§ **The exercise**
All of the material below is to be restated word for word, apart from the pictures.

§ **Data**

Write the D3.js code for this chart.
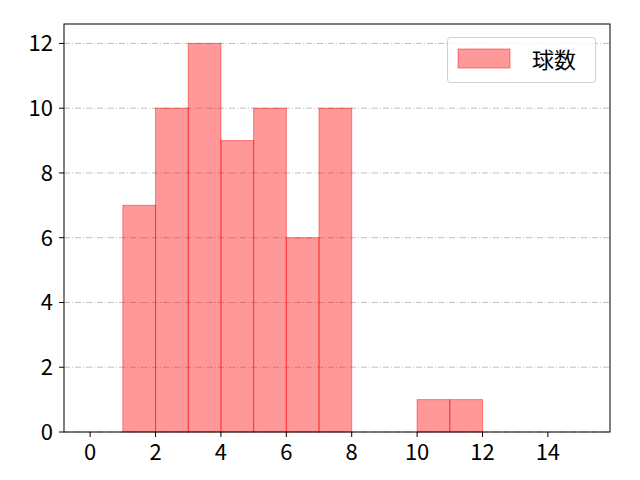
<!DOCTYPE html>
<html>
<head>
<meta charset="utf-8">
<script src="https://cdn.jsdelivr.net/npm/d3@7"></script>
<style>
  body { margin: 0; background: #fff; }
  svg { display: block; font-family: "Noto Sans CJK JP", "DejaVu Sans", sans-serif; }
</style>
</head>
<body>
<svg id="chart" width="640" height="480"></svg>
<script>
// histogram bins (left edge, right edge) and counts
var binStarts = [1, 2, 3, 4, 5, 6, 7, 10, 11];
var binEnds   = [2, 3, 4, 5, 6, 7, 8, 11, 12];
var counts    = [7, 10, 12, 9, 10, 6, 10, 1, 1];
var xTicks = [0, 2, 4, 6, 8, 10, 12, 14];
var yTicks = [0, 2, 4, 6, 8, 10, 12];
var seriesName = '球数';

var svg = d3.select('#chart');
var plotLeft = 64, plotRight = 610, plotTop = 24, plotBottom = 432;

var x = d3.scaleLinear().domain([-0.8, 15.9]).range([plotLeft, plotRight]);
var y = d3.scaleLinear().domain([0, 12.6]).range([plotBottom, plotTop]);

// grid
svg.append('g').selectAll('line').data(yTicks).join('line')
  .attr('x1', plotLeft).attr('x2', plotRight)
  .attr('y1', function(d) { return y(d); }).attr('y2', function(d) { return y(d); })
  .attr('stroke', '#b0b0b0').attr('stroke-width', 0.8)
  .attr('stroke-dasharray', '6,2,1,2');

// bars
svg.append('g').selectAll('rect').data(counts).join('rect')
  .attr('x', function(d, i) { return x(binStarts[i]); })
  .attr('width', function(d, i) { return x(binEnds[i]) - x(binStarts[i]); })
  .attr('y', function(d) { return y(d); })
  .attr('height', function(d) { return y(0) - y(d); })
  .attr('fill', 'rgba(255,0,0,0.4)')
  .attr('stroke', 'rgba(255,0,0,0.45)')
  .attr('stroke-width', 1);

// axes, drawn by hand so the tick text is plain and sized directly
var xAxis = svg.append('g');
xAxis.selectAll('line').data(xTicks).join('line')
  .attr('x1', function(d) { return x(d); }).attr('x2', function(d) { return x(d); })
  .attr('y1', plotBottom).attr('y2', plotBottom + 5).attr('stroke', '#000');
xAxis.selectAll('text').data(xTicks).join('text')
  .attr('x', function(d) { return x(d); }).attr('y', plotBottom + 28)
  .attr('text-anchor', 'middle').style('font-size', '22px').text(function(d) { return d; });

var yAxis = svg.append('g');
yAxis.selectAll('line').data(yTicks).join('line')
  .attr('x1', plotLeft - 5).attr('x2', plotLeft)
  .attr('y1', function(d) { return y(d); }).attr('y2', function(d) { return y(d); }).attr('stroke', '#000');
yAxis.selectAll('text').data(yTicks).join('text')
  .attr('x', plotLeft - 11).attr('y', function(d) { return y(d) + 8; })
  .attr('text-anchor', 'end').style('font-size', '22px').text(function(d) { return d; });

// frame
svg.append('rect')
  .attr('x', plotLeft).attr('y', plotTop)
  .attr('width', plotRight - plotLeft).attr('height', plotBottom - plotTop)
  .attr('fill', 'none').attr('stroke', '#000').attr('stroke-width', 1);

// legend
var lg = svg.append('g');
lg.append('rect').attr('x', 447.5).attr('y', 37.5).attr('width', 148).attr('height', 45)
  .attr('rx', 3).attr('fill', 'rgba(255,255,255,0.8)').attr('stroke', '#d0d0d0');
lg.append('rect').attr('x', 458).attr('y', 49).attr('width', 52).attr('height', 19)
  .attr('fill', 'rgba(255,0,0,0.4)').attr('stroke', 'rgba(255,0,0,0.45)');
lg.append('text').attr('x', 532).attr('y', 68).style('font-size', '22px').text(seriesName);
</script>
</body>
</html>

§ **Reply to the task**
Write the D3.js code for this chart.
<!DOCTYPE html>
<html>
<head>
<meta charset="utf-8">
<script src="https://cdn.jsdelivr.net/npm/d3@7"></script>
<style>
  body { margin: 0; background: #fff; }
  svg { display: block; font-family: "Noto Sans CJK JP", "DejaVu Sans", sans-serif; }
</style>
</head>
<body>
<svg id="chart" width="640" height="480"></svg>
<script>
// histogram bins (left edge, right edge) and counts
var binStarts = [1, 2, 3, 4, 5, 6, 7, 10, 11];
var binEnds   = [2, 3, 4, 5, 6, 7, 8, 11, 12];
var counts    = [7, 10, 12, 9, 10, 6, 10, 1, 1];
var xTicks = [0, 2, 4, 6, 8, 10, 12, 14];
var yTicks = [0, 2, 4, 6, 8, 10, 12];
var seriesName = '球数';

var svg = d3.select('#chart');
var plotLeft = 64, plotRight = 610, plotTop = 24, plotBottom = 432;

var x = d3.scaleLinear().domain([-0.8, 15.9]).range([plotLeft, plotRight]);
var y = d3.scaleLinear().domain([0, 12.6]).range([plotBottom, plotTop]);

// grid
svg.append('g').selectAll('line').data(yTicks).join('line')
  .attr('x1', plotLeft).attr('x2', plotRight)
  .attr('y1', function(d) { return y(d); }).attr('y2', function(d) { return y(d); })
  .attr('stroke', '#b0b0b0').attr('stroke-width', 0.8)
  .attr('stroke-dasharray', '6,2,1,2');

// bars
svg.append('g').selectAll('rect').data(counts).join('rect')
  .attr('x', function(d, i) { return x(binStarts[i]); })
  .attr('width', function(d, i) { return x(binEnds[i]) - x(binStarts[i]); })
  .attr('y', function(d) { return y(d); })
  .attr('height', function(d) { return y(0) - y(d); })
  .attr('fill', 'rgba(255,0,0,0.4)')
  .attr('stroke', 'rgba(255,0,0,0.45)')
  .attr('stroke-width', 1);

// axes, drawn by hand so the tick text is plain and sized directly
var xAxis = svg.append('g');
xAxis.selectAll('line').data(xTicks).join('line')
  .attr('x1', function(d) { return x(d); }).attr('x2', function(d) { return x(d); })
  .attr('y1', plotBottom).attr('y2', plotBottom + 5).attr('stroke', '#000');
xAxis.selectAll('text').data(xTicks).join('text')
  .attr('x', function(d) { return x(d); }).attr('y', plotBottom + 28)
  .attr('text-anchor', 'middle').style('font-size', '22px').text(function(d) { return d; });

var yAxis = svg.append('g');
yAxis.selectAll('line').data(yTicks).join('line')
  .attr('x1', plotLeft - 5).attr('x2', plotLeft)
  .attr('y1', function(d) { return y(d); }).attr('y2', function(d) { return y(d); }).attr('stroke', '#000');
yAxis.selectAll('text').data(yTicks).join('text')
  .attr('x', plotLeft - 11).attr('y', function(d) { return y(d) + 8; })
  .attr('text-anchor', 'end').style('font-size', '22px').text(function(d) { return d; });

// frame
svg.append('rect')
  .attr('x', plotLeft).attr('y', plotTop)
  .attr('width', plotRight - plotLeft).attr('height', plotBottom - plotTop)
  .attr('fill', 'none').attr('stroke', '#000').attr('stroke-width', 1);

// legend
var lg = svg.append('g');
lg.append('rect').attr('x', 447.5).attr('y', 37.5).attr('width', 148).attr('height', 45)
  .attr('rx', 3).attr('fill', 'rgba(255,255,255,0.8)').attr('stroke', '#d0d0d0');
lg.append('rect').attr('x', 458).attr('y', 49).attr('width', 52).attr('height', 19)
  .attr('fill', 'rgba(255,0,0,0.4)').attr('stroke', 'rgba(255,0,0,0.45)');
lg.append('text').attr('x', 532).attr('y', 68).style('font-size', '22px').text(seriesName);
</script>
</body>
</html>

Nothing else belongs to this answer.